Unfortunately, because art is perceived as expensive and a pursuit for the rich, few people of colour
see the point of trying to enter a world that doesn’t seem interested in them being part of it. But this is starting to change.
Last week was the Zeitz Museum of Contemporary Art Africa Art & Opulence Gala supported by Gucci. Wearable art and contemporary art came together for a night of glamour.
When We See Us, the exhibition curated by the museum’s director, Koyo Kouoh, features more than 200 artworks from the African continent and the diaspora, having a conversation around some central themes regarding blackness. The Everyday, Sensuality, Spirituality, Repose (which is about looking at how we see ourselves when it comes to leisure and luxury); Joy and Revelry (so often people of colour are associated with trauma and pain so joy and revelry must be a spiritual revolution for us); and Triumph and Emancipation (which Kouoh says is about “black people having agency over themselves”) were some of the themes.
Actress Gugulethu Mbatha-Raw (Gucci)
Kouoh worked with musician and artist Neo Muyanga — whom I revere as one part of the music group, Blk Sonshine — as the sonic designer for When We See Us.
Music and art are inextricably linked. After the media launch my team and I had lunch with Zandile Tshabalala, who was on one of my first covers for Friday, her manager Togo Ntokozo Langa, and artists Sphephelo Mnguni and Gherdai Hassell. I used that opportunity to ask them about their relationship with sound when creating work.
Mnguni said he usually listens to hip-hop while creating.
For the exhibition he created a mashup of an art piece for Triumph and Emancipation titled Homage 2022, that features Nigerian music legend Fela Kuti and African American artist Kerry James Marshall.
Tshabalala, the youngest artist to be featured in the exhibition, says she finds music distracting and so prefers background noise in the form of a movie or a documentary.
Muyanga said he listened to everything from the Samba to his own archive, while overlaying that with the themes to create a rich, sonic experience for the viewer.
There was a time when there were debates about whether hip-hop is an art form, but with Kendrick Lamar having been the first winner of a Grammy for the genre, the doors of inclusion are slightly ajar.
This week not only marks the 20th anniversary of The Roots’ Phrenology album, but also the start of the Joy of Jazz, which will feature one of our best musicians, Mandisi Dyantyis. Lamenting his struggles in Xhosa, he confronts dark moments in his life while simultaneously encouraging himself not to give up.
Art is meant to both spark joy and conversation, highlight societal issues while confronting what we so often want to sweep under the rug.
Zanele Muholi is art activist who uses their voice through visual art to address issues about gender and being queer in South Africa.
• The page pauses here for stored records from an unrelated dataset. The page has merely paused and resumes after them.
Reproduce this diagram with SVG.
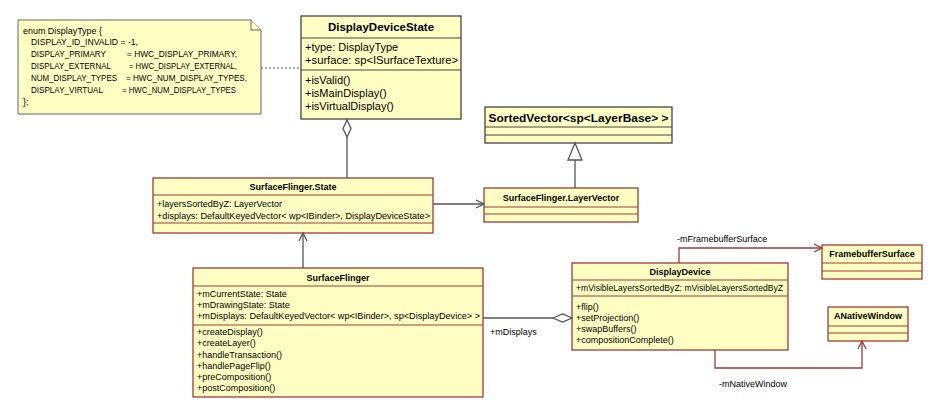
<svg xmlns="http://www.w3.org/2000/svg" width="928" height="412" viewBox="0 0 928 412">
<style>
text{font-family:"Liberation Sans",Arial,sans-serif;font-size:9px;fill:#000}
.b{font-weight:bold}
.big{font-size:11px}
.bigb{font-size:11.5px;font-weight:bold}
.box{fill:#FFFFC4;stroke:#A33A35;stroke-width:1.3}
.gbox{fill:#FFFFC4;stroke:#444;stroke-width:1.3}
.sep{stroke:#A33A35;stroke-width:1.1}
.gsep{stroke:#444;stroke-width:1.1}
.note{fill:#FFFFC4;stroke:#666;stroke-width:1}
.cg{fill:none;stroke:#555;stroke-width:1.3}
.cr{fill:none;stroke:#A33A35;stroke-width:1.3}
.wh{fill:#fff}
</style>
<rect width="928" height="412" fill="#fff"/>

<g id="note">
<path class="note" d="M18,20 H251 L261,30 V114 H18 Z"/>
<path class="note" d="M251,20 V30 H261" fill="none"/>
<text x="23" y="34" textLength="79" lengthAdjust="spacingAndGlyphs">enum DisplayType {</text>
<text x="31" y="45" textLength="107" lengthAdjust="spacingAndGlyphs">DISPLAY_ID_INVALID = -1,</text>
<text x="31" y="57" textLength="75" lengthAdjust="spacingAndGlyphs">DISPLAY_PRIMARY</text>
<text x="127" y="57" textLength="110" lengthAdjust="spacingAndGlyphs">= HWC_DISPLAY_PRIMARY,</text>
<text x="31" y="69" textLength="80" lengthAdjust="spacingAndGlyphs">DISPLAY_EXTERNAL</text>
<text x="129" y="69" textLength="108" lengthAdjust="spacingAndGlyphs">= HWC_DISPLAY_EXTERNAL,</text>
<text x="31" y="81" textLength="86" lengthAdjust="spacingAndGlyphs">NUM_DISPLAY_TYPES</text>
<text x="126" y="81" textLength="121" lengthAdjust="spacingAndGlyphs">= HWC_NUM_DISPLAY_TYPES,</text>
<text x="31" y="93" textLength="72" lengthAdjust="spacingAndGlyphs">DISPLAY_VIRTUAL</text>
<text x="122" y="93" textLength="114" lengthAdjust="spacingAndGlyphs">= HWC_NUM_DISPLAY_TYPES</text>
<text x="23" y="105">};</text>
</g>

<g id="DisplayDeviceState">
<rect class="gbox" x="301" y="16" width="160" height="103"/>
<line class="gsep" x1="301" y1="38" x2="461" y2="38"/>
<line class="gsep" x1="301" y1="70" x2="461" y2="70"/>
<text class="bigb" x="381" y="31" text-anchor="middle">DisplayDeviceState</text>
<text class="big" x="305" y="51">+type: DisplayType</text>
<text class="big" x="305" y="64" textLength="153" lengthAdjust="spacingAndGlyphs">+surface: sp&lt;ISurfaceTexture&gt;</text>
<text class="big" x="305" y="84">+isValid()</text>
<text class="big" x="305" y="97">+isMainDisplay()</text>
<text class="big" x="305" y="110">+isVirtualDisplay()</text>
</g>

<g id="SortedVector">
<rect class="gbox" x="485" y="107" width="187" height="36"/>
<line class="gsep" x1="485" y1="127" x2="672" y2="127"/>
<line class="gsep" x1="485" y1="135" x2="672" y2="135"/>
<text class="bigb" x="578.5" y="122" text-anchor="middle" textLength="180" lengthAdjust="spacingAndGlyphs">SortedVector&lt;sp&lt;LayerBase&gt; &gt;</text>
</g>

<g id="SurfaceFlingerState">
<rect class="box" x="153" y="178" width="280" height="55"/>
<line class="sep" x1="153" y1="195" x2="433" y2="195"/>
<line class="sep" x1="153" y1="223" x2="433" y2="223"/>
<text class="b" x="293" y="190" text-anchor="middle">SurfaceFlinger.State</text>
<text x="157" y="207" textLength="125" lengthAdjust="spacingAndGlyphs">+layersSortedByZ: LayerVector</text>
<text x="157" y="219" textLength="273" lengthAdjust="spacingAndGlyphs">+displays: DefaultKeyedVector&lt; wp&lt;IBinder&gt;, DisplayDeviceState&gt;</text>
</g>

<g id="LayerVector">
<rect class="box" x="484" y="188" width="154" height="34"/>
<line class="sep" x1="484" y1="207" x2="638" y2="207"/>
<line class="sep" x1="484" y1="214" x2="638" y2="214"/>
<text class="b" x="561" y="201" text-anchor="middle">SurfaceFlinger.LayerVector</text>
</g>

<g id="SurfaceFlinger">
<rect class="box" x="193" y="268" width="290" height="129"/>
<line class="sep" x1="193" y1="286" x2="483" y2="286"/>
<line class="sep" x1="193" y1="325" x2="483" y2="325"/>
<text class="b" x="338" y="281" text-anchor="middle">SurfaceFlinger</text>
<text x="197" y="297">+mCurrentState: State</text>
<text x="197" y="308">+mDrawingState: State</text>
<text x="197" y="319" textLength="283" lengthAdjust="spacingAndGlyphs">+mDisplays: DefaultKeyedVector&lt; wp&lt;IBinder&gt;, sp&lt;DisplayDevice&gt; &gt;</text>
<text x="197" y="335">+createDisplay()</text>
<text x="197" y="346">+createLayer()</text>
<text x="197" y="357.5">+handleTransaction()</text>
<text x="197" y="368.5">+handlePageFlip()</text>
<text x="197" y="380">+preComposition()</text>
<text x="197" y="391">+postComposition()</text>
</g>

<g id="DisplayDevice">
<rect class="box" x="572" y="263" width="216" height="87"/>
<line class="sep" x1="572" y1="280" x2="788" y2="280"/>
<line class="sep" x1="572" y1="296" x2="788" y2="296"/>
<text class="b" x="680" y="275" text-anchor="middle">DisplayDevice</text>
<text x="576" y="291" textLength="207" lengthAdjust="spacingAndGlyphs">+mVisibleLayersSortedByZ: mVisibleLayersSortedByZ</text>
<text x="576" y="310">+flip()</text>
<text x="576" y="321">+setProjection()</text>
<text x="576" y="332">+swapBuffers()</text>
<text x="576" y="343">+compositionComplete()</text>
</g>

<g id="FramebufferSurface">
<rect class="box" x="822" y="245" width="100" height="34"/>
<line class="sep" x1="822" y1="263" x2="922" y2="263"/>
<line class="sep" x1="822" y1="271" x2="922" y2="271"/>
<text class="b" x="872" y="257" text-anchor="middle">FramebufferSurface</text>
</g>

<g id="ANativeWindow">
<rect class="box" x="828" y="307" width="80" height="34"/>
<line class="sep" x1="828" y1="326" x2="908" y2="326"/>
<line class="sep" x1="828" y1="333" x2="908" y2="333"/>
<text class="b" x="868" y="319" text-anchor="middle">ANativeWindow</text>
</g>

<g id="connectors">
<line x1="261" y1="68" x2="301" y2="68" stroke="#555" stroke-width="1.2" stroke-dasharray="2,2"/>
<line class="cg" x1="347" y1="137" x2="347" y2="178"/>
<path class="cg wh" d="M347,120 L351,128.5 L347,137 L343,128.5 Z"/>
<line class="cg" x1="575" y1="160" x2="575" y2="188"/>
<path class="cg wh" d="M575,143 L582,160 L568,160 Z"/>
<line class="cg" x1="433" y1="204" x2="484" y2="204"/>
<path class="cg" d="M476,200 L484,204 L476,208"/>
<line class="cg" x1="303" y1="268" x2="303" y2="233"/>
<path class="cg" d="M299,241 L303,233 L307,241"/>
<line class="cg" x1="483" y1="318" x2="553" y2="318"/>
<path class="cg wh" d="M553,318 L562.5,314 L572,318 L562.5,322 Z"/>
<text x="490" y="335">+mDisplays</text>
<polyline class="cr" points="679,263 679,248 822,248"/>
<path class="cr" d="M814,244 L822,248 L814,252"/>
<text x="677" y="242">-mFramebufferSurface</text>
<polyline class="cr" points="715,350 715,368 862,368 862,341"/>
<path class="cr" d="M858,349 L862,341 L866,349"/>
<text x="719" y="387">-mNativeWindow</text>
</g>
</svg>
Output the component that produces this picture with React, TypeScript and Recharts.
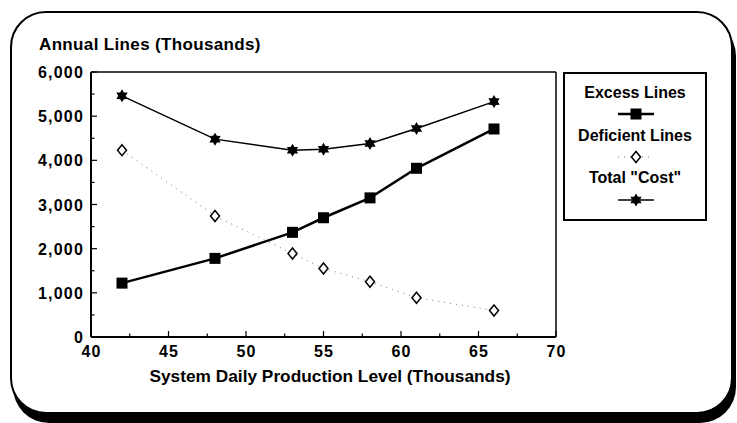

As we spend the next 16 days discussing issues around gender-based violence, we can look to art for not only inspiration but also conversations about how we can be a better society for children and women. Friday has profiled 16 artists who use the medium to confront violence and aggression against women.
Mail & Guardian Friday editor Lerato Tshabalala (Rubicon)
When See Us — A Century of Black Figuration in Painting is on at the Zeitz Museum of Contemporary Art Africa and will run until 3 September 2023.